(GIVEN REQUEST) Output each line exactly as it appears, skipping any embedded picture.

(Rows from a dataset of charts and code)
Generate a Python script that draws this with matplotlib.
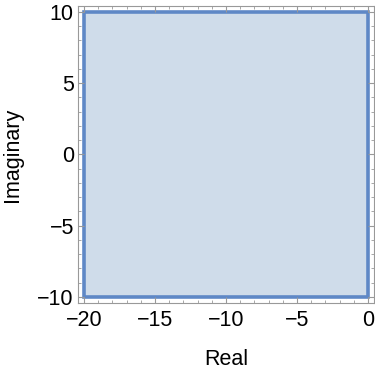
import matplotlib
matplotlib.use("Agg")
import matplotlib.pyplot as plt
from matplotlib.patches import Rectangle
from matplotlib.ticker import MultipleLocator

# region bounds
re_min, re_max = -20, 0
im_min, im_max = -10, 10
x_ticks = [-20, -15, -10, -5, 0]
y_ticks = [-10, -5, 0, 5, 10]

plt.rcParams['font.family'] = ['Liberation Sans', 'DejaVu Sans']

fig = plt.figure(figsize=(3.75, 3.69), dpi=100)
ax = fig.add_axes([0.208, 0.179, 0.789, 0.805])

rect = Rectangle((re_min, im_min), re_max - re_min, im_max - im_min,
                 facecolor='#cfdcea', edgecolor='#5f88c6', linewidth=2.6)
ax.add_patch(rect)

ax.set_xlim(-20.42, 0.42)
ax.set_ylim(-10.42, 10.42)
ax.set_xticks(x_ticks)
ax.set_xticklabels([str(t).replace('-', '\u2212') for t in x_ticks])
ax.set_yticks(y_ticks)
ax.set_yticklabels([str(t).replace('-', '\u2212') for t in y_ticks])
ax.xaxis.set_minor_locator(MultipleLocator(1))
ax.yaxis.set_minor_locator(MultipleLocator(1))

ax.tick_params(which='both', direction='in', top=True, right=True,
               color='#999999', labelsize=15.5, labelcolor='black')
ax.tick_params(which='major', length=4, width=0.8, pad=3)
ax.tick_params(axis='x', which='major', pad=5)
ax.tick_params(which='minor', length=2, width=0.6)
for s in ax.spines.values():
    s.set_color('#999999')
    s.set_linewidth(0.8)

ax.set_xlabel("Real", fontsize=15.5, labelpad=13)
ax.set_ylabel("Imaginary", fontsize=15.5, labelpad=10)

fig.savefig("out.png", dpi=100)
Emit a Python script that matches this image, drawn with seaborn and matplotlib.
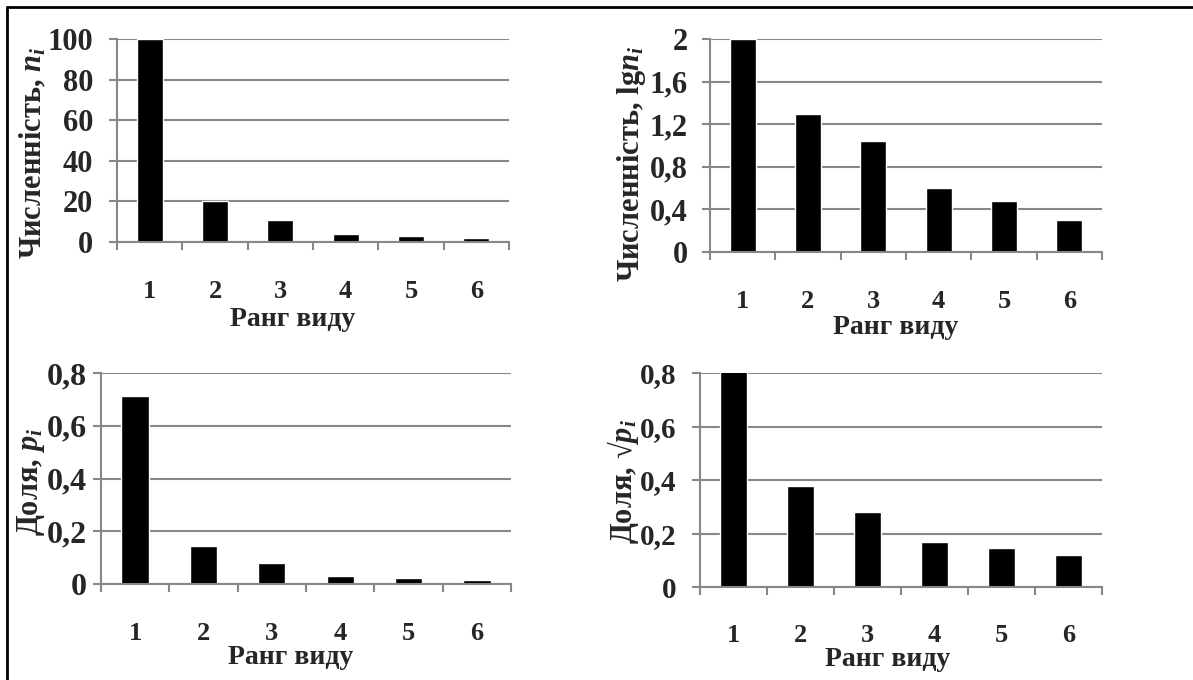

(RESULT FOR THIS EXERCISE)
Generate a Python script that draws this with matplotlib.
import matplotlib
matplotlib.use("Agg")
import matplotlib.pyplot as plt
from matplotlib.patches import Rectangle
from matplotlib.ticker import MultipleLocator

# region bounds
re_min, re_max = -20, 0
im_min, im_max = -10, 10
x_ticks = [-20, -15, -10, -5, 0]
y_ticks = [-10, -5, 0, 5, 10]

plt.rcParams['font.family'] = ['Liberation Sans', 'DejaVu Sans']

fig = plt.figure(figsize=(3.75, 3.69), dpi=100)
ax = fig.add_axes([0.208, 0.179, 0.789, 0.805])

rect = Rectangle((re_min, im_min), re_max - re_min, im_max - im_min,
                 facecolor='#cfdcea', edgecolor='#5f88c6', linewidth=2.6)
ax.add_patch(rect)

ax.set_xlim(-20.42, 0.42)
ax.set_ylim(-10.42, 10.42)
ax.set_xticks(x_ticks)
ax.set_xticklabels([str(t).replace('-', '\u2212') for t in x_ticks])
ax.set_yticks(y_ticks)
ax.set_yticklabels([str(t).replace('-', '\u2212') for t in y_ticks])
ax.xaxis.set_minor_locator(MultipleLocator(1))
ax.yaxis.set_minor_locator(MultipleLocator(1))

ax.tick_params(which='both', direction='in', top=True, right=True,
               color='#999999', labelsize=15.5, labelcolor='black')
ax.tick_params(which='major', length=4, width=0.8, pad=3)
ax.tick_params(axis='x', which='major', pad=5)
ax.tick_params(which='minor', length=2, width=0.6)
for s in ax.spines.values():
    s.set_color('#999999')
    s.set_linewidth(0.8)

ax.set_xlabel("Real", fontsize=15.5, labelpad=13)
ax.set_ylabel("Imaginary", fontsize=15.5, labelpad=10)

fig.savefig("out.png", dpi=100)
Emit a Python script that matches this image, drawn with seaborn and matplotlib.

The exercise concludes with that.